--- Task inputs ---
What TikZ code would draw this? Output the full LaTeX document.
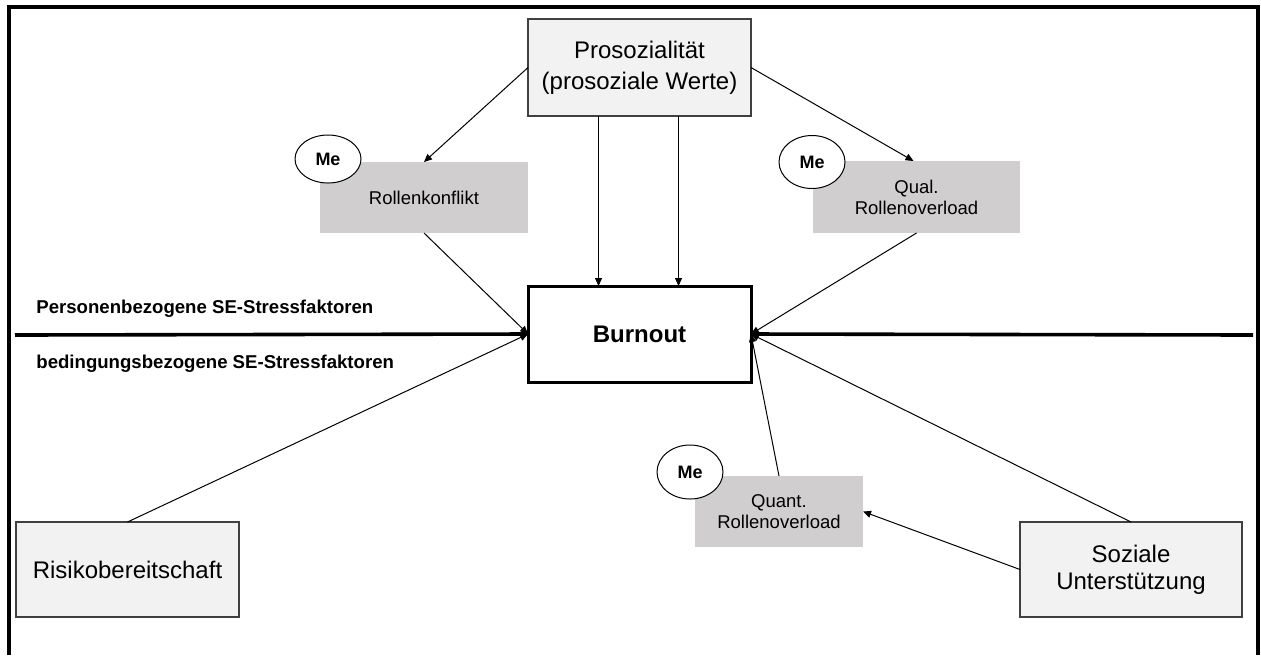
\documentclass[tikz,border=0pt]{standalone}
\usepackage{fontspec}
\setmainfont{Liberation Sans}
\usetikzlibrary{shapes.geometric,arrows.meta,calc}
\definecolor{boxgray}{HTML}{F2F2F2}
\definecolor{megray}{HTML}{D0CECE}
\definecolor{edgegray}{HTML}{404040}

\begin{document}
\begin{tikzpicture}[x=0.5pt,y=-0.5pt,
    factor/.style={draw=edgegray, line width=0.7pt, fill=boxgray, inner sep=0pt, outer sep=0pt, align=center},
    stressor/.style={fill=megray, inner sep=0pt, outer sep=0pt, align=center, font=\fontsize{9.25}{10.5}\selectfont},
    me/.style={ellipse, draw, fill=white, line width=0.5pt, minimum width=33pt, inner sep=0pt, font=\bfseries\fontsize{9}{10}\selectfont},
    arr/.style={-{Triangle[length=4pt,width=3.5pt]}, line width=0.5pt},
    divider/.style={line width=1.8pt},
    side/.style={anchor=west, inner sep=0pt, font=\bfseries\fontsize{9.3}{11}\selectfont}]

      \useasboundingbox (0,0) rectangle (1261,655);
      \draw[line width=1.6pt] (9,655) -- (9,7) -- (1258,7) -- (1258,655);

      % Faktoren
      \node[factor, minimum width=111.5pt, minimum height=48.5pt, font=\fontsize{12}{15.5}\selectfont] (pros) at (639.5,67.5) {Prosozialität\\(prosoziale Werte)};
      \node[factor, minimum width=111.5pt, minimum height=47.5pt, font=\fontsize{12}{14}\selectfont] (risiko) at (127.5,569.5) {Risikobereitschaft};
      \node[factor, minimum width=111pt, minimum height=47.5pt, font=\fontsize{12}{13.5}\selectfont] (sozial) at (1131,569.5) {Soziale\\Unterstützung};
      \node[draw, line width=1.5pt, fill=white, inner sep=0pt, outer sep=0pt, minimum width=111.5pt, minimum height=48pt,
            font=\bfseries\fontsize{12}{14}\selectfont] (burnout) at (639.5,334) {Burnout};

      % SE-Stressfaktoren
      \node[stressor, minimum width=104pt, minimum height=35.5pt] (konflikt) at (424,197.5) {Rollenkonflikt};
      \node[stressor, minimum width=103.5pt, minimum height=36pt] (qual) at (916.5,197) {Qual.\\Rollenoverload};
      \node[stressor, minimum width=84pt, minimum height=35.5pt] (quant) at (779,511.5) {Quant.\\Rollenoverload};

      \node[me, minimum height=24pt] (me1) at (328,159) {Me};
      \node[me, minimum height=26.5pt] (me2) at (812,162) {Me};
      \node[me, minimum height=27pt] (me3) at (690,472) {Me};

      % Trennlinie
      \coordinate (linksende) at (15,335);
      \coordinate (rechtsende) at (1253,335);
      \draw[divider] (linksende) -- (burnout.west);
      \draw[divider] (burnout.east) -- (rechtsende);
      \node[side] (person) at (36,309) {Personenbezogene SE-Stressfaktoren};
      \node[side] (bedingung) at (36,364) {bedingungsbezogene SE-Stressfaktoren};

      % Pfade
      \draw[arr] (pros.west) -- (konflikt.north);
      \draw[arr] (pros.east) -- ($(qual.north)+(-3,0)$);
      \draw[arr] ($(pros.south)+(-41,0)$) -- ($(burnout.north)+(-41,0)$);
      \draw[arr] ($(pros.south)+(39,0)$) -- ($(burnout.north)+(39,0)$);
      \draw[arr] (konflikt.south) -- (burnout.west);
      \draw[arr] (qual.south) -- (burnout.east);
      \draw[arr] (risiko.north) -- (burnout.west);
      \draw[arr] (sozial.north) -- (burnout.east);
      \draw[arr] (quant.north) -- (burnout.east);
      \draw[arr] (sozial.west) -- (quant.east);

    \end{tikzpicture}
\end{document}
---
--- Task inputs ---
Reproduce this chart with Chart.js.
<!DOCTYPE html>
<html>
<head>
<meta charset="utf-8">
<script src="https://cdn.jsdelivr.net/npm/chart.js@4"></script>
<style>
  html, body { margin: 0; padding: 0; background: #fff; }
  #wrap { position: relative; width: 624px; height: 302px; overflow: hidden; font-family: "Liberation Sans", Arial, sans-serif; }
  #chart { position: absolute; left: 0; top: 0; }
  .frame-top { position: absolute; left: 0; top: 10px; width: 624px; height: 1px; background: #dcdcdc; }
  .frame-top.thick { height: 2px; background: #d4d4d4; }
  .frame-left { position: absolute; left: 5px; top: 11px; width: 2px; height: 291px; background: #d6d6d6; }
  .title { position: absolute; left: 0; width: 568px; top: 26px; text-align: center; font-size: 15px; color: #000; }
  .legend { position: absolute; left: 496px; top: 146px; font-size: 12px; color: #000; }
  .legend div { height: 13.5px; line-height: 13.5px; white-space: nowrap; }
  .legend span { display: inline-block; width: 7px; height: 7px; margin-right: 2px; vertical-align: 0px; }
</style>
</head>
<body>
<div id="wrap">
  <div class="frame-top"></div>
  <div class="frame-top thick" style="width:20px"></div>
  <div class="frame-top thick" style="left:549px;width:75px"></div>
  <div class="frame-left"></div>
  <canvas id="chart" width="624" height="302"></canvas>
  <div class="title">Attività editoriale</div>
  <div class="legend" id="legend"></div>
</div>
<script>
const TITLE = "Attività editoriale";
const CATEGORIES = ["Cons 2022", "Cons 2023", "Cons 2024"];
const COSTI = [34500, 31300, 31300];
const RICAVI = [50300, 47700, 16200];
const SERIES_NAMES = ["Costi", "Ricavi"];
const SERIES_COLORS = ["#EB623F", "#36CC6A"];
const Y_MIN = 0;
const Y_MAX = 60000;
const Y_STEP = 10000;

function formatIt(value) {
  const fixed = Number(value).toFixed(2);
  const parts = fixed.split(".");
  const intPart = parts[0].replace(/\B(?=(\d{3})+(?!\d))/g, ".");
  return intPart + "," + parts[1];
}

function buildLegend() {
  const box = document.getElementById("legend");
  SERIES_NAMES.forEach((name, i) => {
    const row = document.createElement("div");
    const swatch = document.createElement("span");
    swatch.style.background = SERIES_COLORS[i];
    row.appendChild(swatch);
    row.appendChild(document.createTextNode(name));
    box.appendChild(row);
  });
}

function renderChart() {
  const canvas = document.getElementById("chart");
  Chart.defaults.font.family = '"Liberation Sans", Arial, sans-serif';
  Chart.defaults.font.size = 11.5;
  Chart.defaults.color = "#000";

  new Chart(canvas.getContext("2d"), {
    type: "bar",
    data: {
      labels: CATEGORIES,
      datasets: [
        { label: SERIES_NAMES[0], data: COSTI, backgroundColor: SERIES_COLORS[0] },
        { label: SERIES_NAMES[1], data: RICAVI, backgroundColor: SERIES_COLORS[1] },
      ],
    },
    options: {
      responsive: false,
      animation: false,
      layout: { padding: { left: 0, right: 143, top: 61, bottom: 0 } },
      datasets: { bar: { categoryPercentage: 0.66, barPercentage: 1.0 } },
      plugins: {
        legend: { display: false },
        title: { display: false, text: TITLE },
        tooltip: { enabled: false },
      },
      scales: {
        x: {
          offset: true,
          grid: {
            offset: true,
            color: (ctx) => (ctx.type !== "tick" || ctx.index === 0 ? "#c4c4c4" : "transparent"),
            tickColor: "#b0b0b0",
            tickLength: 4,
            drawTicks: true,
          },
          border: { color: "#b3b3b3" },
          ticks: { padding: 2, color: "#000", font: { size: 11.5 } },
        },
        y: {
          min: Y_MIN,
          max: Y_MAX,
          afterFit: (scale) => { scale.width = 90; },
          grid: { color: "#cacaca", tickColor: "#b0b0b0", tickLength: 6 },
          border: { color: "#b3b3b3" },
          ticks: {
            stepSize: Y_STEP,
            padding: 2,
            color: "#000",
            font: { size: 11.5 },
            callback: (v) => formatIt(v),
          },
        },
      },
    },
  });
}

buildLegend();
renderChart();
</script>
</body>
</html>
---
Restate word for word the lines that begin at the one with "What TikZ code" and end at the one with "(1258,7) -- (1258,655);", including both, and leave every picture aside.

What TikZ code would draw this? Output the full LaTeX document.
\documentclass[tikz,border=0pt]{standalone}
\usepackage{fontspec}
\setmainfont{Liberation Sans}
\usetikzlibrary{shapes.geometric,arrows.meta,calc}
\definecolor{boxgray}{HTML}{F2F2F2}
\definecolor{megray}{HTML}{D0CECE}
\definecolor{edgegray}{HTML}{404040}

\begin{document}
\begin{tikzpicture}[x=0.5pt,y=-0.5pt,
    factor/.style={draw=edgegray, line width=0.7pt, fill=boxgray, inner sep=0pt, outer sep=0pt, align=center},
    stressor/.style={fill=megray, inner sep=0pt, outer sep=0pt, align=center, font=\fontsize{9.25}{10.5}\selectfont},
    me/.style={ellipse, draw, fill=white, line width=0.5pt, minimum width=33pt, inner sep=0pt, font=\bfseries\fontsize{9}{10}\selectfont},
    arr/.style={-{Triangle[length=4pt,width=3.5pt]}, line width=0.5pt},
    divider/.style={line width=1.8pt},
    side/.style={anchor=west, inner sep=0pt, font=\bfseries\fontsize{9.3}{11}\selectfont}]

      \useasboundingbox (0,0) rectangle (1261,655);
      \draw[line width=1.6pt] (9,655) -- (9,7) -- (1258,7) -- (1258,655);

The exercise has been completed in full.